Set problem — Starting at the first line of the listing below, retype each line up to and including the one that contains "0.098, 0.1055, 0.101]". Leave pictures out.

Data segment —
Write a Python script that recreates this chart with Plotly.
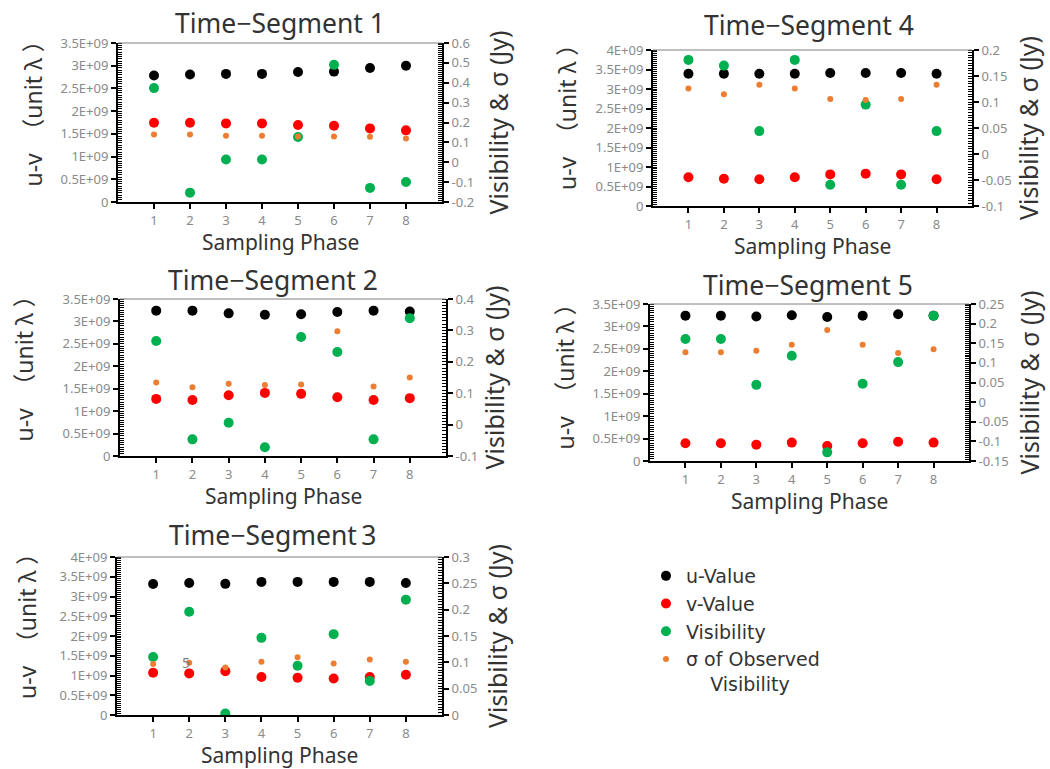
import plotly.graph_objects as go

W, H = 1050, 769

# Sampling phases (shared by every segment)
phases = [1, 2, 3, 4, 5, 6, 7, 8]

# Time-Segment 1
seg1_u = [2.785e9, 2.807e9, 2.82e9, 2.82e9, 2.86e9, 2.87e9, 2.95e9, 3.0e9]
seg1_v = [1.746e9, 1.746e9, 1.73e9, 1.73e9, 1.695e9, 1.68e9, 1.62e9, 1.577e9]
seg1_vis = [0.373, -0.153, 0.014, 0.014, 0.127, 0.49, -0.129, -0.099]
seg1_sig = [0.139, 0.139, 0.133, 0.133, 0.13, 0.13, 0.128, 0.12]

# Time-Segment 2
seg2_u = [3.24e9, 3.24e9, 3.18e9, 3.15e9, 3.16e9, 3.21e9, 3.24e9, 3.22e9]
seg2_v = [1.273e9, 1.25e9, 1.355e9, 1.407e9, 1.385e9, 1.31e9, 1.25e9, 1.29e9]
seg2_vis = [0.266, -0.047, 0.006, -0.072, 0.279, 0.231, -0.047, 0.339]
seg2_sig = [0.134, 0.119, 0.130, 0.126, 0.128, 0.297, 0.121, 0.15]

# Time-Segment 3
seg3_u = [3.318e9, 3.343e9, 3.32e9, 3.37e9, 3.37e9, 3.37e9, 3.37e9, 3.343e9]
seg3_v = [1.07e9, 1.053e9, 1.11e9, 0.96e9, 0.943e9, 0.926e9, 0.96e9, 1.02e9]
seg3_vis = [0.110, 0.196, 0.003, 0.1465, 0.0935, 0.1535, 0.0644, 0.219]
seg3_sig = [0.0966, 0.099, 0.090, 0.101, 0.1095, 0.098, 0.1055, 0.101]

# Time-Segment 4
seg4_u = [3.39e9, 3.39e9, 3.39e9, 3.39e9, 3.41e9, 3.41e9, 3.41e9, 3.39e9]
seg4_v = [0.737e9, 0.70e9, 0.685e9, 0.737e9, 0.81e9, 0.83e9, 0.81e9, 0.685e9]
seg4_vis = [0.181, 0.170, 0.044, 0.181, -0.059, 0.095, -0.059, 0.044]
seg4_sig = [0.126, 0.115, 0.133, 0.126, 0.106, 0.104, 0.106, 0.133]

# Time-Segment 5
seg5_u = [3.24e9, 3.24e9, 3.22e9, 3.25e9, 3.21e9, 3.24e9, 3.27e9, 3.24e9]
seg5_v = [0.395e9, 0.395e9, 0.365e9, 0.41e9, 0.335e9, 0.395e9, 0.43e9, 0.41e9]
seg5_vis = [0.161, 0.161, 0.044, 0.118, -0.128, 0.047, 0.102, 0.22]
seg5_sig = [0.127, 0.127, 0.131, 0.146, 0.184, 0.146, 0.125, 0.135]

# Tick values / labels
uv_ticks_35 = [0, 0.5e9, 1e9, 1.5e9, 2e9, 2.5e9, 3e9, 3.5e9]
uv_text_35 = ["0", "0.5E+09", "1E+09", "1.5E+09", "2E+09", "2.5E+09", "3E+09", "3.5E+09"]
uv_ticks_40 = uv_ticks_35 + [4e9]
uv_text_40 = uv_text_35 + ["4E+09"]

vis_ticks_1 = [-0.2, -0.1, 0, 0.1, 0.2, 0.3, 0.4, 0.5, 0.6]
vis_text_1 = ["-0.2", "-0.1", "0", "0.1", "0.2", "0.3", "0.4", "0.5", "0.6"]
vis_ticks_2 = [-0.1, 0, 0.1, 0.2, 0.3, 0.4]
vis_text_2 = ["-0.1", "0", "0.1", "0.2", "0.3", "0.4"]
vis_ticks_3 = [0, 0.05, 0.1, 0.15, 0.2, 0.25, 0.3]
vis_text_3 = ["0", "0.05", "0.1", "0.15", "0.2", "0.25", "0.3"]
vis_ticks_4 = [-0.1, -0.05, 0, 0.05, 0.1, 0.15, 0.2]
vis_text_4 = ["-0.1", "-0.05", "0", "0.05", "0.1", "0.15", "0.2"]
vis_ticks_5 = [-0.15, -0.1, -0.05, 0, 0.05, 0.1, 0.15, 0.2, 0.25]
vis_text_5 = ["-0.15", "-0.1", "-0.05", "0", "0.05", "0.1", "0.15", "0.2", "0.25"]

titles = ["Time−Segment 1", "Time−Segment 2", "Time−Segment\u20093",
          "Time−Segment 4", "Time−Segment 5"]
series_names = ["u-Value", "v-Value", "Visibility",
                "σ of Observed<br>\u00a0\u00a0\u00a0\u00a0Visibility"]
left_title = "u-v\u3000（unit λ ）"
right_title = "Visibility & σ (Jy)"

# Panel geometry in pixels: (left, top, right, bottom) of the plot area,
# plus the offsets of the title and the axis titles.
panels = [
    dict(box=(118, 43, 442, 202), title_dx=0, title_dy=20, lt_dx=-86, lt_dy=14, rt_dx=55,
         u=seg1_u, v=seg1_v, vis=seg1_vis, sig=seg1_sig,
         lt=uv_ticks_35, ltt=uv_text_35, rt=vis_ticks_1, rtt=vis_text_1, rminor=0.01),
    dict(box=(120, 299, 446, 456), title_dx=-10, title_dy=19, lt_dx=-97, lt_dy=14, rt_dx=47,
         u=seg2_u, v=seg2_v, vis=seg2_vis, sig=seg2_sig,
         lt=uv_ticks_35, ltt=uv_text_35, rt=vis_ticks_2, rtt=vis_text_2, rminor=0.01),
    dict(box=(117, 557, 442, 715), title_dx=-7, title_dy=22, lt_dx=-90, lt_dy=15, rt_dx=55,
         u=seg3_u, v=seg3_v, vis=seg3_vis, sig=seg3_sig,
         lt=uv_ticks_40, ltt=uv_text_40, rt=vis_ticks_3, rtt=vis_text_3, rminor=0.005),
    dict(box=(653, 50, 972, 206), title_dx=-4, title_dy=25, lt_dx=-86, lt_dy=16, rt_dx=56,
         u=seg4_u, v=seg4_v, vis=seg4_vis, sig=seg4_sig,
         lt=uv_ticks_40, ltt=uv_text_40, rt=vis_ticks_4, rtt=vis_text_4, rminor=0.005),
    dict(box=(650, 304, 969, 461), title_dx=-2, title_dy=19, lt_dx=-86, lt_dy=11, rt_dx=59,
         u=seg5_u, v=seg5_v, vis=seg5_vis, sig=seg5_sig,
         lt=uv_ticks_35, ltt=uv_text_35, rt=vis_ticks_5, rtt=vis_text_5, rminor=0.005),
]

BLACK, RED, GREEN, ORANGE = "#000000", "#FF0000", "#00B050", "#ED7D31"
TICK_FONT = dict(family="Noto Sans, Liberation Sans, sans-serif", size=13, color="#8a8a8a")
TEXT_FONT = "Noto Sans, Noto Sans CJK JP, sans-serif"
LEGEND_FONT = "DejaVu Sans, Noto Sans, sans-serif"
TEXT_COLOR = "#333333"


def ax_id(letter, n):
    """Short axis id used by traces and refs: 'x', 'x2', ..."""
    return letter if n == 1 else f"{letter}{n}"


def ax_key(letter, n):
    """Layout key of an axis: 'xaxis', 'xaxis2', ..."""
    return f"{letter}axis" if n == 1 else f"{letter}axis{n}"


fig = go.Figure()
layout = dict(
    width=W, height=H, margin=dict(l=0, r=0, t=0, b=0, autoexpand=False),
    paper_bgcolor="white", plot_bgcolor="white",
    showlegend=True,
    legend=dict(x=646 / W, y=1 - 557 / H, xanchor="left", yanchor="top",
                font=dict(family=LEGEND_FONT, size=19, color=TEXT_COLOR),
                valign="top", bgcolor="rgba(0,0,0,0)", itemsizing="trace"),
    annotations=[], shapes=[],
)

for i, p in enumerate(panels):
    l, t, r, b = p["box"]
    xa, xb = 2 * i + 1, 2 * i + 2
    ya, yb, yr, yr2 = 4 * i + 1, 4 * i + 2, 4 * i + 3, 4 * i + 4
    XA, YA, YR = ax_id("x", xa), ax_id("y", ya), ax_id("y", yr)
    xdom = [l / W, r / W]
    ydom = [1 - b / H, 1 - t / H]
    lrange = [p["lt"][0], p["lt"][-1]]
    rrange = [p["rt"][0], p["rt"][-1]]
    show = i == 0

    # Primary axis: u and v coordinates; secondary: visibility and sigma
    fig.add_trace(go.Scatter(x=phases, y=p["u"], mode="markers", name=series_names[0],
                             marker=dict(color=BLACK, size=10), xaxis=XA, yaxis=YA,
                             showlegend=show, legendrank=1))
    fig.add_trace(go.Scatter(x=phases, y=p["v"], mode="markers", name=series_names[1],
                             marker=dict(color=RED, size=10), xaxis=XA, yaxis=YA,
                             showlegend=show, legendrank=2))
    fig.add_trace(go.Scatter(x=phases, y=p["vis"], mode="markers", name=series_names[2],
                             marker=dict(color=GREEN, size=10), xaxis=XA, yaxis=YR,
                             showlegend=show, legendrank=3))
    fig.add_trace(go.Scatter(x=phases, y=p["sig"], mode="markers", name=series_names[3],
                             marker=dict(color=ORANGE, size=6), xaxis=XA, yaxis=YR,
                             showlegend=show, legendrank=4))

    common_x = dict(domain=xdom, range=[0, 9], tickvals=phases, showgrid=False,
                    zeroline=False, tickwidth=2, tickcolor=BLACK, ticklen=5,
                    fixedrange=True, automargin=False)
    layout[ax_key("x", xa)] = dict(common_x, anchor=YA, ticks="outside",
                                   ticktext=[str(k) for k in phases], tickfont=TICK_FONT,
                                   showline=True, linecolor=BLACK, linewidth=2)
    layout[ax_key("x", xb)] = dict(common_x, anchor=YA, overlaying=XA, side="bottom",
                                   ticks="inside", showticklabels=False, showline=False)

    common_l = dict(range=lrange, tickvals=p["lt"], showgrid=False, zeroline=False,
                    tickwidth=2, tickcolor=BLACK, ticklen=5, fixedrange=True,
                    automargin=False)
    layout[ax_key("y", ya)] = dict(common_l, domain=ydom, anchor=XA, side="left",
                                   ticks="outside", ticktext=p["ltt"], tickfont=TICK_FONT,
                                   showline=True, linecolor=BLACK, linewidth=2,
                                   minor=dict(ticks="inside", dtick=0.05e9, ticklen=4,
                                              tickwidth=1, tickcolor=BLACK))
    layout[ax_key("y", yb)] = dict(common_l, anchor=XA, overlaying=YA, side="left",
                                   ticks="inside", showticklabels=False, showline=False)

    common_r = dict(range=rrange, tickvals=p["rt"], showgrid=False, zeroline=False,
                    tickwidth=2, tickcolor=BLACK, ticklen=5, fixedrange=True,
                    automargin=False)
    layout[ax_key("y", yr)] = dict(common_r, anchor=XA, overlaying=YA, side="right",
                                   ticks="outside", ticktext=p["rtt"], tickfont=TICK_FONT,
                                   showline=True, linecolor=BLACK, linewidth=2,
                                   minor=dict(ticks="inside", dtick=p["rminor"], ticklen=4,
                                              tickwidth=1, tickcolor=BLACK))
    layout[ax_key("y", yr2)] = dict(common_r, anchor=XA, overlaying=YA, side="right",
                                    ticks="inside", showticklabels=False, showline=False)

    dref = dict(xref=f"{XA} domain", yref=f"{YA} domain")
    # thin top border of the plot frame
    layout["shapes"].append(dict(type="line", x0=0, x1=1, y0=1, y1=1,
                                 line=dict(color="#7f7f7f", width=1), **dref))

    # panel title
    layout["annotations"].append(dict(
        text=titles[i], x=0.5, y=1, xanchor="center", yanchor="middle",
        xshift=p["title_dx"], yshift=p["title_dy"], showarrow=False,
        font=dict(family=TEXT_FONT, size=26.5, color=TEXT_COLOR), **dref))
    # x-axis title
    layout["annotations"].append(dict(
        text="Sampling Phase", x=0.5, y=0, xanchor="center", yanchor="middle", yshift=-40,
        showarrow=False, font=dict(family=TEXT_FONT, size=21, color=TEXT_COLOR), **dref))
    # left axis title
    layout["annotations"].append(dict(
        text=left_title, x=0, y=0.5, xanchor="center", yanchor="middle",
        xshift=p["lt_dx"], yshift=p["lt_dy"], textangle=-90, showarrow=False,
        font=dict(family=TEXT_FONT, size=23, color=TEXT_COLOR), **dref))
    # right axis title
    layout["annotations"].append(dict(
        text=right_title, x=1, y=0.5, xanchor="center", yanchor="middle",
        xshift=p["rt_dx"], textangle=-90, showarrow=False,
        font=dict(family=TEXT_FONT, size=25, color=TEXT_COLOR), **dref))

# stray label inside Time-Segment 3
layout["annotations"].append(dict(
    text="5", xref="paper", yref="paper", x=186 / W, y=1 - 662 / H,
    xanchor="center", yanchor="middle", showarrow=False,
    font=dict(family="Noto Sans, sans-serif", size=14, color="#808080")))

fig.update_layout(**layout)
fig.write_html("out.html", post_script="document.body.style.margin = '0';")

Complete answer —
Write a Python script that recreates this chart with Plotly.
import plotly.graph_objects as go

W, H = 1050, 769

# Sampling phases (shared by every segment)
phases = [1, 2, 3, 4, 5, 6, 7, 8]

# Time-Segment 1
seg1_u = [2.785e9, 2.807e9, 2.82e9, 2.82e9, 2.86e9, 2.87e9, 2.95e9, 3.0e9]
seg1_v = [1.746e9, 1.746e9, 1.73e9, 1.73e9, 1.695e9, 1.68e9, 1.62e9, 1.577e9]
seg1_vis = [0.373, -0.153, 0.014, 0.014, 0.127, 0.49, -0.129, -0.099]
seg1_sig = [0.139, 0.139, 0.133, 0.133, 0.13, 0.13, 0.128, 0.12]

# Time-Segment 2
seg2_u = [3.24e9, 3.24e9, 3.18e9, 3.15e9, 3.16e9, 3.21e9, 3.24e9, 3.22e9]
seg2_v = [1.273e9, 1.25e9, 1.355e9, 1.407e9, 1.385e9, 1.31e9, 1.25e9, 1.29e9]
seg2_vis = [0.266, -0.047, 0.006, -0.072, 0.279, 0.231, -0.047, 0.339]
seg2_sig = [0.134, 0.119, 0.130, 0.126, 0.128, 0.297, 0.121, 0.15]

# Time-Segment 3
seg3_u = [3.318e9, 3.343e9, 3.32e9, 3.37e9, 3.37e9, 3.37e9, 3.37e9, 3.343e9]
seg3_v = [1.07e9, 1.053e9, 1.11e9, 0.96e9, 0.943e9, 0.926e9, 0.96e9, 1.02e9]
seg3_vis = [0.110, 0.196, 0.003, 0.1465, 0.0935, 0.1535, 0.0644, 0.219]
seg3_sig = [0.0966, 0.099, 0.090, 0.101, 0.1095, 0.098, 0.1055, 0.101]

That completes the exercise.